Suppose the plane of the triangle intersects the cube so that
the intersection is a hexagon. Now sketch a picture of the
hexagon and the triangle. You can draw a triangle that
intersects all 6 edges of the hexagon and that contains
3 of the hexagon's vertices. The resulting intersection is
a polygon with 9 vertices.
--
Dave Eberly
http://www.geometrictools.com
this is one possible answer, assuming the OP was asking about a cube/plane
intersection (or that the triangle is larger than the cube).
then again, otherwise (clipping the triangle by the cube), one probably
can't have more vertices than this.
so, I guess, assuming any point of the triangle is inside the cube, the min
number of points is 3 (one needs at least a triangle to be a valid
intersection).
most cases, I suspect the likely result is quadrilateral or pentagonal.
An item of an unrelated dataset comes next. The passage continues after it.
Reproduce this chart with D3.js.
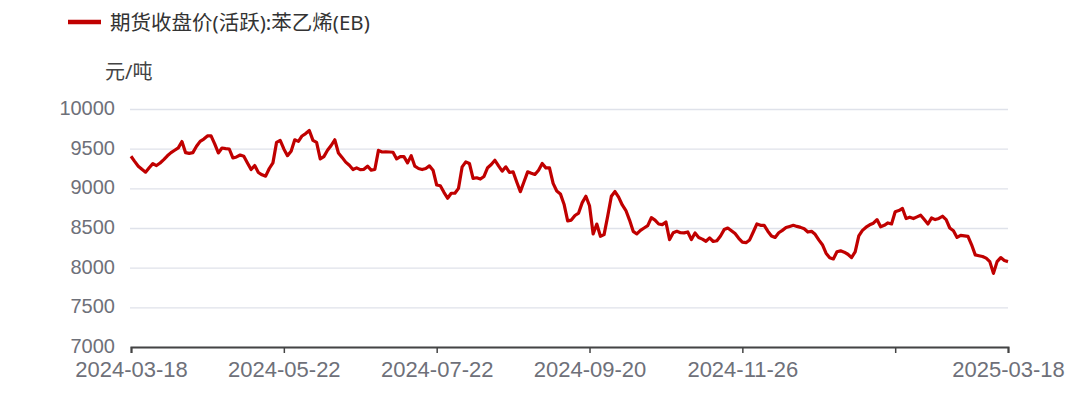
<!DOCTYPE html>
<html>
<head>
<meta charset="utf-8">
<script src="https://cdn.jsdelivr.net/npm/d3@7"></script>
<style>
  body { margin: 0; background: #fff; }
  svg { display: block; font-family: "Noto Sans", "Noto Sans CJK SC", sans-serif; }
</style>
</head>
<body>
<svg id="chart" width="1078" height="397"></svg>
<script>
var seriesName = "期货收盘价(活跃):苯乙烯(EB)";
var unitLabel = "元/吨";

// daily close, one value per trading day (2024-03-18 .. 2025-03-18)
var closes = [
  9404, 9340, 9279, 9240, 9204, 9260, 9312, 9287, 9320, 9362,
  9410, 9450, 9480, 9510, 9590, 9450, 9440, 9450, 9530, 9592,
  9621, 9660, 9662, 9560, 9446, 9508, 9500, 9496, 9383, 9396,
  9420, 9404, 9320, 9237, 9287, 9200, 9170, 9154, 9250, 9321,
  9579, 9604, 9496, 9412, 9467, 9612, 9592, 9660, 9690, 9729,
  9604, 9579, 9371, 9400, 9480, 9540, 9612, 9446, 9390, 9330,
  9290, 9237, 9258, 9235, 9240, 9279, 9229, 9237, 9479, 9458,
  9460, 9458, 9455, 9371, 9400, 9400, 9321, 9412, 9279, 9250,
  9237, 9250, 9283, 9229, 9042, 9033, 8950, 8875, 8938, 8938,
  9000, 9271, 9333, 9313, 9125, 9133, 9117, 9150, 9260, 9300,
  9354, 9283, 9217, 9271, 9200, 9208, 9080, 8958, 9083, 9208,
  9190, 9175, 9229, 9313, 9258, 9258, 9063, 8967, 8930, 8800,
  8590, 8600, 8658, 8688, 8820, 8900, 8780, 8425, 8550, 8396,
  8417, 8650, 8900, 8960, 8890, 8790, 8720, 8600, 8458, 8425,
  8470, 8500, 8530, 8630, 8600, 8550, 8542, 8575, 8354, 8440,
  8458, 8440, 8438, 8450, 8354, 8438, 8380, 8360, 8333, 8375,
  8330, 8340, 8400, 8480, 8500, 8466, 8430, 8370, 8322, 8315,
  8350, 8450, 8551, 8534, 8534, 8460, 8400, 8381, 8440, 8470,
  8505, 8520, 8534, 8520, 8508, 8490, 8449, 8458, 8420, 8350,
  8290, 8182, 8125, 8110, 8200, 8212, 8195, 8169, 8127, 8200,
  8400, 8470, 8510, 8540, 8560, 8606, 8515, 8534, 8564, 8551,
  8705, 8720, 8746, 8619, 8636, 8619, 8640, 8661, 8606, 8551,
  8627, 8606, 8620, 8648, 8606, 8500, 8466, 8381, 8407, 8400,
  8394, 8288, 8161, 8150, 8140, 8120, 8076, 7928, 8076, 8127,
  8090, 8076
];

// x-axis ticks: trading-day index and label ("" = tick without label)
var tickIndex = [0, 42, 84, 126, 168, 210, 241];
var tickLabels = ["2024-03-18", "2024-05-22", "2024-07-22", "2024-09-20", "2024-11-26", "", "2025-03-18"];

var yTicks = [7000, 7500, 8000, 8500, 9000, 9500, 10000];

var margin = { top: 109, right: 70, bottom: 50, left: 131 };
var width = 1078, height = 397;

var svg = d3.select("#chart");

var x = d3.scaleLinear()
  .domain([0, closes.length - 1])
  .range([margin.left, width - margin.right]);

var y = d3.scaleLinear()
  .domain([7000, 10000])
  .range([height - margin.bottom, margin.top]);

// gridlines + y labels
var yAxis = svg.append("g")
  .attr("transform", "translate(" + margin.left + ",0)")
  .call(d3.axisLeft(y)
    .tickValues(yTicks)
    .tickFormat(d3.format("d"))
    .tickSize(-(width - margin.right - margin.left))
    .tickPadding(16));

yAxis.select(".domain").remove();
yAxis.selectAll(".tick line")
  .attr("stroke", "#dfe2ea")
  .attr("stroke-width", 1.4)
  .attr("x1", -1);
yAxis.selectAll(".tick text")
  .attr("fill", "#6e7079")
  .attr("dy", "0.28em")
  .style("font-size", "20px");

// x axis
var xAxis = svg.append("g")
  .attr("transform", "translate(0," + y(7000) + ")")
  .call(d3.axisBottom(x)
    .tickValues(tickIndex)
    .tickSize(6)
    .tickPadding(8)
    .tickFormat(function(d, i) { return tickLabels[i]; }));

xAxis.select(".domain").attr("stroke", "#444").attr("stroke-width", 2);
xAxis.selectAll(".tick line").attr("stroke", "#444").attr("stroke-width", 1.5);
xAxis.selectAll(".tick text")
  .attr("fill", "#6e7079")
  .style("font-size", "22px");

// price line
var line = d3.line()
  .x(function(d, i) { return x(i); })
  .y(function(d) { return y(d); });

svg.append("path")
  .datum(closes)
  .attr("fill", "none")
  .attr("stroke", "#c00000")
  .attr("stroke-width", 3.2)
  .attr("stroke-linejoin", "round")
  .attr("d", line);

// legend
svg.append("line")
  .attr("x1", 68).attr("x2", 101)
  .attr("y1", 22).attr("y2", 22)
  .attr("stroke", "#c00000")
  .attr("stroke-width", 4.5);

svg.append("text")
  .attr("x", 110).attr("y", 30)
  .attr("fill", "#333")
  .style("font-size", "20.5px")
  .text(seriesName);

// unit
svg.append("text")
  .attr("x", 105).attr("y", 79)
  .attr("fill", "#444")
  .style("font-size", "20px")
  .text(unitLabel);
</script>
</body>
</html>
more can occure (so, up to the possible max of 9), but I suspect this is
likely only in more obscure situations.
or something...
Generally, what is the maximum number of vertices of the
intersection of a triangle and an N-sided convex polygon?
The essence of a proof:
Start with the N vertices of the polygon. If a triangle edge
intersects a polygon edge at a single point that is interior on
both edges, you gain one vertex. One triangle-edge endpoint
is outside the polygon. If the other is outside, then you gain
a second vertex. In both cases, you lose one vertex from the
polygon. So you gain 1 or 2 and lose 1. Worst case is that the
net gain is 1 vertex per triangle edge, so the intersection
polygon has at most N+3 vertices.
I leave the details of making this a rigorous proof to you.